Lawyers also visited camps to give IDPs know-your-rights training on Haitian and international law. They helped grassroots organisers and organisations involved in this work to defend themselves against threats and litigation.
They worked internationally, too. In November 2011, following a petition by BAI and IJDH and others, the Inter-American Commission on Human Rights asked the Haitian government to introduce a moratorium on evictions until alternative housing was provided for IDPs living in camps.
Outside the camps, BAI and IJDH sought redress for victims of the cholera that has killed nearly 9,000 Haitians since late 2010. This, too, was no natural disaster.
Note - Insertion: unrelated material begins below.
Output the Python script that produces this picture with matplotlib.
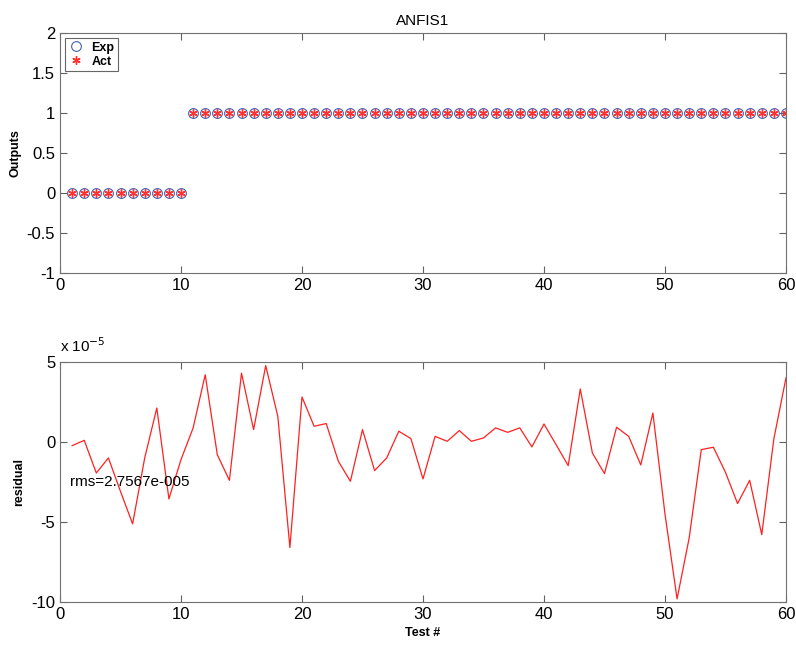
import numpy as np
import matplotlib
matplotlib.use('Agg')
import matplotlib.pyplot as plt

plt.rcParams['font.family'] = ['Liberation Sans', 'DejaVu Sans']
plt.rcParams['axes.unicode_minus'] = False

### test numbers and outputs
test_no = list(range(1, 61))
expected = [0] * 10 + [1] * 50
actual = [0] * 10 + [1] * 50

### residuals in units of 1e-5
residual = [-0.23, 0.10, -1.94, -1.00, -3.10, -5.12, -1.00, 2.12, -3.56, -1.10,
            0.87, 4.20, -0.80, -2.40, 4.30, 0.77, 4.77, 1.60, -6.60, 2.81,
            0.98, 1.15, -1.20, -2.46, 0.77, -1.79, -1.00, 0.67, 0.21, -2.31,
            0.35, 0.04, 0.71, 0.04, 0.25, 0.88, 0.60, 0.88, -0.31, 1.12,
            -0.17, -1.48, 3.31, -0.69, -1.98, 0.92, 0.35, -1.44, 1.81, -4.50,
            -9.81, -6.00, -0.48, -0.33, -1.90, -3.85, -2.40, -5.79, 0.20, 4.00]
rms_text = 'rms=2.7567e-005'

fig = plt.figure(figsize=(7.96, 6.47), dpi=100)
ax1 = fig.add_axes([0.0754, 0.578, 0.912, 0.371])
ax2 = fig.add_axes([0.0754, 0.0696, 0.912, 0.371])

### top plot: expected vs actual
ax1.plot(test_no, expected, linestyle='none', marker='o', markersize=7,
         markerfacecolor='none', markeredgecolor='#4060b0', markeredgewidth=0.8, label='Exp')
ax1.plot(test_no, actual, linestyle='none', marker=(6, 2, 0), markersize=6,
         color='#ff3030', markeredgewidth=1.0, label='Act')
ax1.set_xlim(0, 60)
ax1.set_ylim(-1, 2)
ax1.set_xticks([0, 10, 20, 30, 40, 50, 60])
ax1.set_yticks([-1, -0.5, 0, 0.5, 1, 1.5, 2])
ax1.set_yticklabels(['-1', '-0.5', '0', '0.5', '1', '1.5', '2'])
ax1.set_title('ANFIS1', fontsize=11, pad=6)
ax1.set_ylabel('Outputs', fontsize=9, fontweight='bold')
leg = ax1.legend(loc='upper left', prop={'size': 9, 'weight': 'bold'}, frameon=True,
                 fancybox=False, edgecolor='#404040', borderpad=0.3, handletextpad=0.6,
                 labelspacing=0.15, handlelength=1.2, borderaxespad=0.4)
leg.get_frame().set_linewidth(0.8)

### bottom plot: residuals
ax2.plot(test_no, residual, color='#ff2020', linewidth=0.9)
ax2.set_xlim(0, 60)
ax2.set_ylim(-10, 5)
ax2.set_xticks([0, 10, 20, 30, 40, 50, 60])
ax2.set_yticks([-10, -5, 0, 5])
ax2.set_ylabel('residual', fontsize=9, fontweight='bold')
ax2.set_xlabel('Test #', fontsize=9, fontweight='bold')
ax2.text(0.8, -2.5, rms_text, fontsize=11, va='center', ha='left')
ax2.text(0, 1.03, 'x 10$^{-5}$', transform=ax2.transAxes, fontsize=11,
         ha='left', va='bottom')

for ax in (ax1, ax2):
    ax.tick_params(direction='in', top=True, right=True, labelsize=12,
                   length=5, width=0.8, color='#606060')
    for s in ax.spines.values():
        s.set_color('#707070')
        s.set_linewidth(0.8)

plt.savefig('out.png', dpi=100)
The source of the outbreak was traced to sewage from a UN military base, dumped near a river. In 2011 the BAI-IJDH filed claims on behalf of 5,000 Haitian cholera victims, requesting compensation from the UN firstly in Haiti and then in US courts. The UN initially denied any responsibility for the outbreak but there was mounting evidence against it.
In 2012, the UN had led a ‘transformation’ of the international humanitarian system, making accountability to affected people a cornerstone of disaster response. That same year, however, it invoked its own immunity: not only to the rules of a rebuilt humanitarian architecture but to the legal claims of Haiti’s cholera victims.
It effectively placed its own accountability to poor Haitians, whether members of a ‘disaster-affected population’ or claimants in a class action, above the law. To date, courts in the US have agreed but, because of the work of BAI, IJDH and similar groups, the UN remains on trial.
What are the lessons to be drawn?
Firstly, that the increasingly ambitious agenda of international humanitarian response agencies is unrealistic. It overwhelms the capacity of agencies that can help deliver assistance or defend rights but probably not both.
Secondly, that the terminology – not just the working language – of international response can marginalise or exclude existing institutions and processes that serve the same group of people.
Thirdly, that international response excludes existing institutions at its peril. There is no such thing as local. It is not an agency’s address that will determine its influence and reach, nor its legal jurisdiction. It is its legitimacy in a court of public opinion that is both global and national.